Circular Thrift is an online shop that pilots localized ways to advance sustainable consumption. Goldsand started the small business after 30 years in fashion manufacturing and retail where she held a plethora of roles, her most notable being the vice president of Abercrombie and Fitch.
The fashion veteran also discussed what consumers can do to be more sustainable in their fashion choices. She shared that donating and repairing your clothes are great ways to give your garments more life.
“Consumers can support brands focusing on longevity, on classic product design and who appear to be trying hard to be transparent about their challenges and successes in moving to be more sustainable. However, the biggest thing a consumer can do to sustainably participate in fashion and consumerism overall is to buy less stuff and care for what you have,” said Goldsand. “If a consumer isn’t using something that they own, they should pass it along to a friend or find someone who might love it rather than keeping it in the closet.”

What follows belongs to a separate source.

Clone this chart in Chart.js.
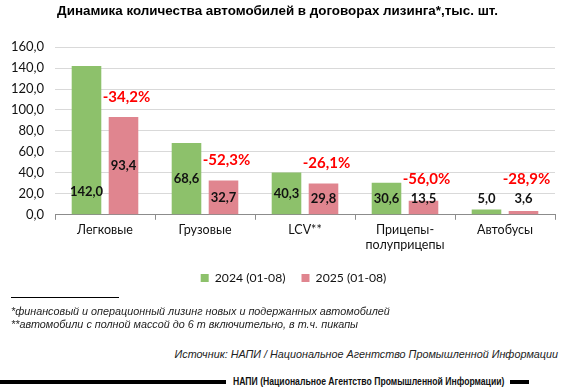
<!DOCTYPE html>
<html>
<head>
<meta charset="utf-8">
<script src="https://cdn.jsdelivr.net/npm/chart.js@4.4.1/dist/chart.umd.min.js"></script>
<style>
  html, body { margin: 0; padding: 0; background: #fff; }
  body { width: 580px; height: 391px; position: relative; overflow: hidden; font-family: "Liberation Sans", Arial, sans-serif; }
  #wrap { position: absolute; left: 0; top: 0; width: 580px; height: 298px; }
  .note { position: absolute; font-style: italic; font-size: 10.8px; color: #222; white-space: nowrap; }
  #sep { position: absolute; left: 11px; top: 297px; width: 108px; height: 1px; background: #000; }
  #src { position: absolute; right: 22px; top: 348px; font-style: italic; font-size: 10.8px; color: #222; white-space: nowrap; }
  .bar { position: absolute; height: 4px; background: #000; top: 380px; }
  #brand { position: absolute; left: 233px; top: 375px; font-weight: bold; font-size: 11.5px; color: #111; white-space: nowrap;
           transform: scaleX(0.75); transform-origin: 0 50%; }
</style>
</head>
<body>
<div id="wrap"><canvas id="chart"></canvas></div>
<div id="sep"></div>
<div class="note" style="left:11px; top:305px;">*финансовый и операционный лизинг новых и подержанных автомобилей</div>
<div class="note" style="left:11px; top:318px;">**автомобили с полной массой до 6 т включительно, в т.ч. пикапы</div>
<div id="src">Источник: НАПИ / Национальное Агентство Промышленной Информации</div>
<div class="bar" style="left:0; width:226px;"></div>
<div id="brand">НАПИ (Национальное Агентство Промышленной Информации)</div>
<div class="bar" style="left:510px; width:19px;"></div>
<script>
// categories and values (тыс. шт.)
const categories = ['Легковые', 'Грузовые', 'LCV**', ['Прицепы-', 'полуприцепы'], 'Автобусы'];
const values2024 = [142.0, 68.6, 40.3, 30.6, 5.0];
const values2025 = [93.4, 32.7, 29.8, 13.5, 3.6];
const changeLabels = ['-34,2%', '-52,3%', '-26,1%', '-56,0%', '-28,9%'];
const yTicks = [0, 20, 40, 60, 80, 100, 120, 140, 160];

const fmt = v => v.toFixed(1).replace('.', ',');

// value labels inside bars + red change labels above the 2025 bars
const barLabels = {
    id: 'barLabels',
    afterLayout(chart) {
        // legend sits a bit right of the chart centre in the original
        chart.legend.left += 16;
        chart.legend.right += 16;
    },
    afterDatasetsDraw(chart) {
        const ctx = chart.ctx;
        ctx.save();
        ctx.textAlign = 'center';
        ctx.textBaseline = 'middle';
        const anchors = [];
        chart.data.datasets.forEach((ds, di) => {
            const meta = chart.getDatasetMeta(di);
            meta.data.forEach((bar, i) => {
                const h = bar.base - bar.y;
                let y = (bar.y + bar.base) / 2;
                if (di === 0 && i === 0) y = bar.base - 22;
                if (h < 16) y = bar.base - 15;
                ctx.font = 'bold 13px Lato, "Open Sans", sans-serif';
                ctx.fillStyle = '#111';
                ctx.fillText(fmt(ds.data[i]), bar.x, y);
                if (di === 1) anchors[i] = { x: bar.x, y: h < 16 ? y : bar.y };
            });
        });
        ctx.font = 'bold 15px Lato, "Open Sans", sans-serif';
        ctx.fillStyle = '#FF0000';
        anchors.forEach((a, i) => {
            ctx.fillText(changeLabels[i], a.x + 3, a.y - 20);
        });
        ctx.restore();
    }
};

const ctx = document.getElementById('chart').getContext('2d');
const chart = new Chart(ctx, {
    type: 'bar',
    data: {
        labels: categories,
        datasets: [{
            label: '2024 (01-08)',
            data: values2024,
            backgroundColor: '#8DC16B'
        }, {
            label: '2025 (01-08)',
            data: values2025,
            backgroundColor: '#E0858F'
        }]
    },
    options: {
        responsive: true,
        maintainAspectRatio: false,
        animation: false,
        datasets: {
            bar: { categoryPercentage: 0.74, barPercentage: 0.8 }
        },
        layout: { padding: { left: 0, right: 25, top: 0, bottom: 4 } },
        plugins: {
            title: {
                display: true,
                text: 'Динамика количества автомобилей в договорах лизинга*,тыс. шт.',
                color: '#000',
                font: { family: 'Liberation Sans', size: 13.4, weight: 'bold' },
                padding: { top: 3, bottom: 28 }
            },
            legend: {
                position: 'bottom',
                labels: {
                    boxWidth: 8,
                    boxHeight: 8,
                    padding: 16,
                    color: '#111',
                    font: { family: 'Lato', size: 12.2 }
                }
            },
            tooltip: { enabled: false }
        },
        scales: {
            x: {
                grid: {
                    offset: true,
                    drawOnChartArea: false,
                    drawTicks: true,
                    tickLength: 5,
                    color: '#8c8c8c'
                },
                border: { color: '#8c8c8c' },
                ticks: {
                    color: '#111',
                    font: { family: 'Lato', size: 12.5 },
                    padding: 3,
                    maxRotation: 0
                }
            },
            y: {
                min: 0,
                max: 160,
                afterBuildTicks: scale => {
                    scale.ticks = yTicks.map(v => ({ value: v }));
                },
                afterFit: scale => { scale.width = 55; },
                grid: { color: '#d9d9d9', drawTicks: false },
                border: { display: false },
                ticks: {
                    color: '#111',
                    font: { family: 'Lato', size: 13 },
                    padding: 11,
                    callback: v => fmt(v)
                }
            }
        }
    },
    plugins: [barLabels]
});
</script>
</body>
</html>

Goldsands advice about supporting brands with more ethical practices is great but it isn’t feasible for everyone. Brands that outsource and make their products within the United States can be very expensive. Albertini-Fleurant shared some additional tips on how to sustainably participate in fashion along with some history on how Black communities have always managed to stay fashionable even on a limited income.
“Prior to fast fashion individuals had certain skills that were more useful when making clothing than now. It was a well known skill but life is different and the culture has shifted,” she said. “My great-grandmother wasn’t wealthy but she could sew and she applied that skill to make sure the need for new or repaired clothes was always fulfilled.”
The Black community’s history of being underserved and disadvantaged has put them in the position to be the fast fashion industry’s target audience. The reasonable prices and accessibility appeal to those who are looking to ball on a budget. Albertini-Fleurant noted that she empathizes with those who feel like fast fashion has to be their main source of clothing due to limited funds or sizing options.
“If you have to buy fast fashion because of where you are with your financial situation, if it’s tough for you to find alternatives, or you are plus size and you’re not finding sustainable brands at the thrift store that are size inclusive– that’s real,” Albertini-Fleurant said. “There’s many realities that could put you in the position to buy fast fashion. I don’t want people to feel ashamed or guilty because at the end of the day, it’s such a big issue with so many layers. It’s more than one person’s responsibility to fix this issue. But if you have to buy fast fashion you can be sustainable by being more mindful of your purchases.”